Priority 3: Trial Conversion Sequence
Do not send a single "your trial ends in 3 days" email. Build a six-touch sequence:
- Day 1 of trial: Goal alignment — "Here's what [goal_type] users achieve in 30 days"
- Day 3: Feature highlight tied to their workout history
- Day 7: Social proof from users with the same goal
- Day 10: Urgency without desperation — show what they will lose access to specifically
- Day 12: Soft offer if they have not converted (if your pricing allows)
- Day 14: Final day reminder with a clear CTA
Priority 4: Weekly Progress Email
Send every week, timed to their most active day of the week (use Customer.io's send-time optimization or calculate from `workout_completed` timestamps). Include:
- Workouts completed vs. their weekly target
- Streak status
- One personalized recommendation based on their most frequent workout type
---
Industry-Specific Challenges with Customer.io
Mobile event latency. Fitness apps often send events from mobile SDKs that batch or delay. A `workout_completed` event might arrive 10 minutes after the session ends if the user goes offline mid-workout. Build delay buffers into your triggers — wait 15 minutes after the expected event window before assuming it did not fire.
Timezone handling for workout reminders. Customer.io stores timezone data, but you need to explicitly pass it on `identify` calls. Fitness reminders sent at the wrong time get ignored and eventually unsubscribed. Confirm your mobile SDK is passing `timezone` as a user attribute.
Push vs. email vs. SMS channel logic. Customer.io supports all three, but fitness apps need to be deliberate. Streak-related messages perform better as push notifications. Subscription and billing messages need to go email. Progress summaries can go either way depending on your user preferences data.
Avoiding the over-messaging trap. Fitness users are particularly sensitive to notification fatigue. Set a frequency cap of no more than 2 Customer.io-triggered messages per day per user and audit your campaign overlaps monthly.
---
Frequently Asked Questions
How should we handle users who delete and reinstall the app?
Map your Customer.io `id` to your internal user ID, not the device ID. When a user reinstalls, they should re-identify with the same Customer.io profile. This preserves their event history, segment membership, and campaign suppression data. If you use anonymous IDs for pre-registration tracking, make sure your `identify` call merges them correctly using Customer.io's alias functionality.
Can Customer.io handle real-time workout triggers, or is there latency?

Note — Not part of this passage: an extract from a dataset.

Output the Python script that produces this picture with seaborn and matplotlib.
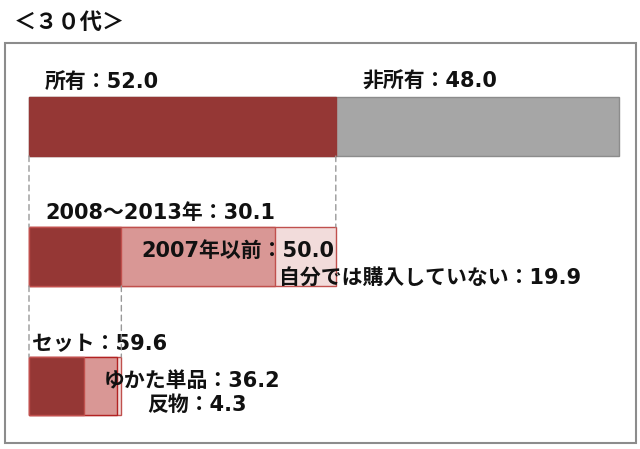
"""
Yukata ownership breakdown, 30s age group.
Three stacked bars, each one drilling into a segment of the bar above.
"""

import matplotlib

matplotlib.use("Agg")
import matplotlib.pyplot as plt
import matplotlib.transforms as mtransforms
import seaborn as sns
from matplotlib.patches import ConnectionPatch, Rectangle

# data
title = "＜３０代＞"

own_labels = ["所有", "非所有"]
own_values = [52.0, 48.0]

year_labels = ["2008～2013年", "2007年以前", "自分では購入していない"]
year_values = [30.1, 50.0, 19.9]

type_labels = ["セット", "ゆかた単品", "反物"]
type_values = [59.6, 36.2, 4.3]

# colors
DARK = "#953735"
MID = "#D99795"
LIGHT = "#F2DCDB"
GRAY = "#A6A6A6"
EDGE = "#C0504D"

sns.set_theme(style="white")
# DejaVu for the digits (wide, like the original), CJK falls through to Noto
plt.rcParams["font.family"] = ["DejaVu Sans", "Noto Sans CJK JP"]

W, H = 640, 449
fig = plt.figure(figsize=(W / 100, H / 100), dpi=100)


def px_axes(left, top, width, height):
    """Add axes positioned in figure pixels (top-left origin)"""
    return fig.add_axes([left / W, 1 - (top + height) / H, width / W, height / H])


def stacked_bar(ax, values, colors, edges):
    """Stacked horizontal bar, drawn as overlaid cumulative seaborn bars"""
    cum = []
    total = 0
    for v in values:
        total += v
        cum.append(total)
    for c, col, ec in reversed(list(zip(cum, colors, edges))):
        sns.barplot(x=[c], y=["r"], orient="h", color=col, saturation=1,
                    width=1, edgecolor=ec, linewidth=1, ax=ax)
    ax.set_xlim(0, sum(values))
    ax.set_ylim(0.5, -0.5)
    ax.axis("off")
    for p in ax.patches:
        p.set_clip_on(False)
    return cum


def label(ax, text, x, dx, dy, ref=1.0, ha="left"):
    ax.annotate(text, xy=(x, ref), xycoords=("data", "axes fraction"),
                xytext=(dx, dy), textcoords="offset pixels", ha=ha, va="center",
                fontsize=15, fontweight="bold", color="#111111",
                annotation_clip=False)


bar_left = 29
full_w = 590
w2 = full_w * own_values[0] / 100
w3 = w2 * year_values[0] / 100

ax1 = px_axes(bar_left, 97, full_w, 59)
ax2 = px_axes(bar_left, 227, w2, 59)
ax3 = px_axes(bar_left, 357, w3, 58)

c1 = stacked_bar(ax1, own_values, [DARK, GRAY], [DARK, "#8C8C8C"])
c2 = stacked_bar(ax2, year_values, [DARK, MID, LIGHT], [EDGE, EDGE, EDGE])
c3 = stacked_bar(ax3, type_values, [DARK, MID, LIGHT], [EDGE, "#B22222", EDGE])

# labels
label(ax1, f"{own_labels[0]}：{own_values[0]:.1f}", 0, 16, 15)
label(ax1, f"{own_labels[1]}：{own_values[1]:.1f}", c1[0], 27, 15)

label(ax2, f"{year_labels[0]}：{year_values[0]:.1f}", 0, 16, 14)
label(ax2, f"{year_labels[1]}：{year_values[1]:.1f}", c2[2], -1, 6, ref=0.5, ha="right")
label(ax2, f"{year_labels[2]}：{year_values[2]:.1f}", c2[1], 4, -21, ref=0.5)

label(ax3, f"{type_labels[0]}：{type_values[0]:.1f}", 0, 3, 13)
label(ax3, f"{type_labels[1]}：{type_values[1]:.1f}", c3[0], 20, 5, ref=0.5)
label(ax3, f"{type_labels[2]}：{type_values[2]:.1f}", c3[0], 63, -19, ref=0.5)


def blend(ax):
    return mtransforms.blended_transform_factory(ax.transData, ax.transAxes)


# dashed connectors between levels
for upper, lower, xs in [(ax1, ax2, [(0, 0), (c1[0], c2[-1])]),
                         (ax2, ax3, [(0, 0), (c2[0], c3[-1])])]:
    for xa, xb in xs:
        con = ConnectionPatch(xyA=(xa, 0), coordsA=blend(upper),
                              xyB=(xb, 1), coordsB=blend(lower),
                              color="#999999", linestyle=(0, (4, 3)), linewidth=1)
        fig.add_artist(con)

# frame and title
fig.add_artist(Rectangle((5 / W, 1 - 443 / H), 631 / W, 400 / H, transform=fig.transFigure,
                         fill=False, edgecolor="#8C8C8C", linewidth=1.5))
fig.text(14 / W, 1 - 22 / H, title, fontsize=16, fontweight="bold", va="center", ha="left",
         color="#111111", family=["Noto Sans CJK JP"])

fig.savefig("out.png", dpi=100)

Customer.io processes events in near real-time, typically under 60 seconds for campaign triggers. The latency issue is almost always on the data pipeline side — mobile SDKs, server queues, or Segment middleware. Audit your event delivery timestamps by comparing `event.timestamp` to `event.received_at` in Customer.io. A gap over 5 minutes indicates an upstream problem worth fixing before blaming the platform.
What is the right way to segment users who have paused their subscription?
Create a dedicated Paused Subscriber segment and suppress them from standard retention and engagement campaigns. Build a separate re-engagement series triggered by the `subscription_paused` event. Message them differently than fully churned users — they signaled intent to return. A 30-day check-in with a friction-free reactivation flow converts 15–25% of paused subscribers back to active in most fitness app contexts.
How do we measure whether our Customer.io campaigns are actually improving retention?
Use Customer.io's campaign-level conversion goals tied to events like `workout_completed` and `subscription_renewed`. For retention impact, run holdout groups — suppress 10% of your audience from each major campaign and compare 30-day and 90-day retention rates between exposed and holdout cohorts. Without holdouts, you cannot separate campaign impact from selection bias where you are simply messaging users who were going to stay anyway.